About a year or so ago, I came across the blog of a homebrewer in Minneapolis that caught my eye. I’m sure the facial hair theme of The Bearded Brewer is what drew me in, but I have really come to enjoy his perspective on organic homebrewing and some of the interesting twists he takes on his recipes, as he is not afraid to deviate from traditional styles in search of unique brewing experiences.
I also admire, and am admittedly a bit jealous of, the Bearded Brewing brand he’s created. Facial hair is a key component of many brewer’s identities, and he has come up with some very creative names and labels for his beers that play off that theme. My favorite label is the Burning Beard, shown to the right. You should check out his label album and look at some of the others.
A couple months back, I contacted him to ask if he wanted to do a homebrew exchange and he was totally game. After working out the logistics and getting our beers ready, we finally made the exchange.
A bearded brewer drinking a beer from The Bearded Brewer.
I’ve been able to sample the five selections he sent me from The Bearded Brewer arsenal. I can definitely tell this is a brewer with skill and a passion for the craft. I’m definitely impressed and I hope we can do another exchange in a few months after we’ve had time to reload our cellars.
Here is what I found from tasting the beers:
Iowa Pale Ale (IAPA)
The Bearded Brewer (TBB): Straightforward pale ale using Cascade hops at 5 min and flameout.
Untamed Beer (UTB): Very clean and crisp. Slight citrus hop aroma. As the beer warmed, I started getting a bit of candy raisin and even Hawaiian Punch aroma. Mild bitterness on the finish, not harsh at all. I really enjoyed this beer and found it very pleasant and refreshing, the definition of a session pale ale.
Bearded Fury IPA
TBB: Citrus hops, but not extreme on the bitterness. Around 45 IBU.
UTB: Yellowish-orange color. A bit more bitter than the IAPA, but certainly not harsh or imbalanced. Citrus aroma and flavor from the hops. I got a tiny bit of peppery heat in the finish which gave this beer a unique twist.
The Gringo Imperial Mexican Cerveza
TBB: Hoppy Mexican lager style featuring Pilsner malt, agave nectar, and lots of sugar.
UTB: Probably my favorite of the selections, which surprised me because I’m generally not a fan of lagers. Maybe it was just the warm July day here in South Carolina, but this was a very pleasant and balanced beer. It had a distinguishable hop flavor and malt body, which is a far cry from Corona or Tecate. It definitely had a lager aroma and taste, but it wasn’t too “lagery” if that makes sense. That’s probably why I liked it so much.
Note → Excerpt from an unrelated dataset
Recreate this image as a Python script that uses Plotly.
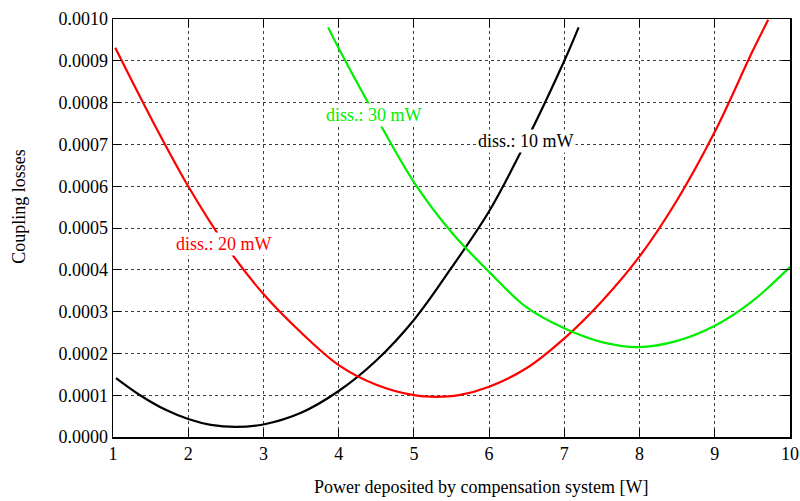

Irie Imperial Caribbean Stout
TBB: Roasted malt and spices. Used Treacle, which is a type of molasses. 10% ABV
UTB: This was a very interesting beer, in a good way. Black color. I’m not sure what the spices or malts were specifically, but I felt this beer came out to be a lot like a Belgian stout. The aroma had a slightly sour, dark spiced fruit thing going on. On the front end of the flavor I tasted Belgian fruitiness which gave way to a roasted malt aftertaste. I felt that the fruit was bigger than the roast. The high alcohol content did give it a little heat.
(On a side note, The Bearded Brewer did express some concern over this beer. He said he had tweaked the recipe after some feedback from a homebrewing competition where the judges gave it lower marks because “it didn’t fit the style.” He wasn’t very happy with this latest batch and felt his previous batches of this recipe were much better and well-balanced. I did enjoy this beer and don’t consider it a failure by any means. I liked the interesting combination of the spiced fruit and roasted flavors.
I’m sure the Bearded Brewer would agree, the lesson I take home is that sometimes it’s better to follow your own ideas rather than trying to make something fit someone else’s definition of what something should be. It may not win awards or be widely popular, but at least it’ll still be good. After all, look at what happened to Guster.)
TBB: Unclassifiable beer. Pacific Gem hops lend a currant flavor, which gives the beer some fruitiness. Some people have liked it, some haven’t.
UTB: I found the beer malty, but it was more dry than sweet. I didn’t get as much of the fruitiness as I thought, and I have to admit, I’m not sure I could pick currant out of a lineup, so as a reviewer of beer I have some homework to do. It was pretty good and there was nothing wrong with the beer, but it wasn’t my favorite of the selections.
You should have gotten some of the El Oso Brown Ale!
Caribbean stout eh.. great idea! Do you know what spices were used in this?
According to the Bearded Brewer, he used coriander, orange marmalade and allspice.
The Gringo was excellent. I am trying to get him to brew some more of this.